■ Dataset excerpt ■
════

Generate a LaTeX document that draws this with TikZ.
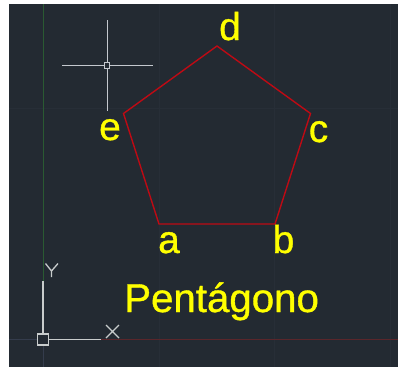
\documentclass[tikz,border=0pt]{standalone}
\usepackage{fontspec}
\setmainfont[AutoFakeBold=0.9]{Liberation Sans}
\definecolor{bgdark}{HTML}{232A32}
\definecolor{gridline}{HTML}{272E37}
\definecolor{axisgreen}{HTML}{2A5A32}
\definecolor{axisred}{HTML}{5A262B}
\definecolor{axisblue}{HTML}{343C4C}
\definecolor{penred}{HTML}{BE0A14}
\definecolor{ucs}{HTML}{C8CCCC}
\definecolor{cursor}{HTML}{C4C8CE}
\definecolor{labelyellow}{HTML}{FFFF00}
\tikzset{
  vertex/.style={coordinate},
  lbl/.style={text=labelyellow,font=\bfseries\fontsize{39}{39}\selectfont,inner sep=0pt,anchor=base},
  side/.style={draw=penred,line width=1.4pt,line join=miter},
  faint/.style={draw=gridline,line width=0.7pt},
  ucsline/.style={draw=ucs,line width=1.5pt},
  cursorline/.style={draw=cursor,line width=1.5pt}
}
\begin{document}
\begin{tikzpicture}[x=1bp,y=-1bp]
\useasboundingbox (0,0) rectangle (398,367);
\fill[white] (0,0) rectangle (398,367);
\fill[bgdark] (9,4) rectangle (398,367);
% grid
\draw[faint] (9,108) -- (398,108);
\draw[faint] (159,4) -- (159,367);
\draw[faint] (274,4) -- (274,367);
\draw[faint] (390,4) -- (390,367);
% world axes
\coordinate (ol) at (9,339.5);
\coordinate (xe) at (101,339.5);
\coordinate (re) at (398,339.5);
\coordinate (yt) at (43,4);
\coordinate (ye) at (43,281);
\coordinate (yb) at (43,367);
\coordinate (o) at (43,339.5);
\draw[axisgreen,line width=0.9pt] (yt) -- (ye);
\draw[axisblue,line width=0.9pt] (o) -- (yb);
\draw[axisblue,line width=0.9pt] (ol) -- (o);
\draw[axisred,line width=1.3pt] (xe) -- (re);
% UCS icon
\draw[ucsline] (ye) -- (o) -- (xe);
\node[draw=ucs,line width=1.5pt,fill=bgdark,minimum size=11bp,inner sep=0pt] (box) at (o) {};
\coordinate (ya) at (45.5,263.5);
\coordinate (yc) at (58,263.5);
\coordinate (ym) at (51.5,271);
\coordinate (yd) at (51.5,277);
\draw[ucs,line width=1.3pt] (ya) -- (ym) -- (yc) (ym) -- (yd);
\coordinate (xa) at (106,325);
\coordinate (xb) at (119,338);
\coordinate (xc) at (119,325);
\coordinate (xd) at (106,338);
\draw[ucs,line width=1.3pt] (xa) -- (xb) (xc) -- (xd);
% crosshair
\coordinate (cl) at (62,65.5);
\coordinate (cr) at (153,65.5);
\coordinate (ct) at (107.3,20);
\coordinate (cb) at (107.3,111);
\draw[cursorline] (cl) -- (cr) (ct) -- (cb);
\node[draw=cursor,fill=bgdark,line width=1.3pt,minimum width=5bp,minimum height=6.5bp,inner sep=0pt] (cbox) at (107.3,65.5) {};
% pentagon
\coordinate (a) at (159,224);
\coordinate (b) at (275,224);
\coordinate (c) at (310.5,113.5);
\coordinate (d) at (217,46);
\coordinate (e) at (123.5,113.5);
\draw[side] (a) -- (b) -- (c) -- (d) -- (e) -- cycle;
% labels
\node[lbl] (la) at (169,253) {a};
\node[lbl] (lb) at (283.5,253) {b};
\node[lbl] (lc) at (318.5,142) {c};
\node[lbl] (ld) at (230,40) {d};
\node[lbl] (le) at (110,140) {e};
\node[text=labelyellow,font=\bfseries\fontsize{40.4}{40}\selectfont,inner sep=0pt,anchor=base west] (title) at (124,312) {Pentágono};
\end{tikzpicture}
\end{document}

════

Output the material word for word, omitting its pictures.

■ Worked answer ■
Generate a LaTeX document that draws this with TikZ.
\documentclass[tikz,border=0pt]{standalone}
\usepackage{fontspec}
\setmainfont[AutoFakeBold=0.9]{Liberation Sans}
\definecolor{bgdark}{HTML}{232A32}
\definecolor{gridline}{HTML}{272E37}
\definecolor{axisgreen}{HTML}{2A5A32}
\definecolor{axisred}{HTML}{5A262B}
\definecolor{axisblue}{HTML}{343C4C}
\definecolor{penred}{HTML}{BE0A14}
\definecolor{ucs}{HTML}{C8CCCC}
\definecolor{cursor}{HTML}{C4C8CE}
\definecolor{labelyellow}{HTML}{FFFF00}
\tikzset{
  vertex/.style={coordinate},
  lbl/.style={text=labelyellow,font=\bfseries\fontsize{39}{39}\selectfont,inner sep=0pt,anchor=base},
  side/.style={draw=penred,line width=1.4pt,line join=miter},
  faint/.style={draw=gridline,line width=0.7pt},
  ucsline/.style={draw=ucs,line width=1.5pt},
  cursorline/.style={draw=cursor,line width=1.5pt}
}
\begin{document}
\begin{tikzpicture}[x=1bp,y=-1bp]
\useasboundingbox (0,0) rectangle (398,367);
\fill[white] (0,0) rectangle (398,367);
\fill[bgdark] (9,4) rectangle (398,367);
% grid
\draw[faint] (9,108) -- (398,108);
\draw[faint] (159,4) -- (159,367);
\draw[faint] (274,4) -- (274,367);
\draw[faint] (390,4) -- (390,367);
% world axes
\coordinate (ol) at (9,339.5);
\coordinate (xe) at (101,339.5);
\coordinate (re) at (398,339.5);
\coordinate (yt) at (43,4);
\coordinate (ye) at (43,281);
\coordinate (yb) at (43,367);
\coordinate (o) at (43,339.5);
\draw[axisgreen,line width=0.9pt] (yt) -- (ye);
\draw[axisblue,line width=0.9pt] (o) -- (yb);
\draw[axisblue,line width=0.9pt] (ol) -- (o);
\draw[axisred,line width=1.3pt] (xe) -- (re);
% UCS icon
\draw[ucsline] (ye) -- (o) -- (xe);
\node[draw=ucs,line width=1.5pt,fill=bgdark,minimum size=11bp,inner sep=0pt] (box) at (o) {};
\coordinate (ya) at (45.5,263.5);
\coordinate (yc) at (58,263.5);
\coordinate (ym) at (51.5,271);
\coordinate (yd) at (51.5,277);
\draw[ucs,line width=1.3pt] (ya) -- (ym) -- (yc) (ym) -- (yd);
\coordinate (xa) at (106,325);
\coordinate (xb) at (119,338);
\coordinate (xc) at (119,325);
\coordinate (xd) at (106,338);
\draw[ucs,line width=1.3pt] (xa) -- (xb) (xc) -- (xd);
% crosshair
\coordinate (cl) at (62,65.5);
\coordinate (cr) at (153,65.5);
\coordinate (ct) at (107.3,20);
\coordinate (cb) at (107.3,111);
\draw[cursorline] (cl) -- (cr) (ct) -- (cb);
\node[draw=cursor,fill=bgdark,line width=1.3pt,minimum width=5bp,minimum height=6.5bp,inner sep=0pt] (cbox) at (107.3,65.5) {};
% pentagon
\coordinate (a) at (159,224);
\coordinate (b) at (275,224);
\coordinate (c) at (310.5,113.5);
\coordinate (d) at (217,46);
\coordinate (e) at (123.5,113.5);
\draw[side] (a) -- (b) -- (c) -- (d) -- (e) -- cycle;
% labels
\node[lbl] (la) at (169,253) {a};
\node[lbl] (lb) at (283.5,253) {b};
\node[lbl] (lc) at (318.5,142) {c};
\node[lbl] (ld) at (230,40) {d};
\node[lbl] (le) at (110,140) {e};
\node[text=labelyellow,font=\bfseries\fontsize{40.4}{40}\selectfont,inner sep=0pt,anchor=base west] (title) at (124,312) {Pentágono};
\end{tikzpicture}
\end{document}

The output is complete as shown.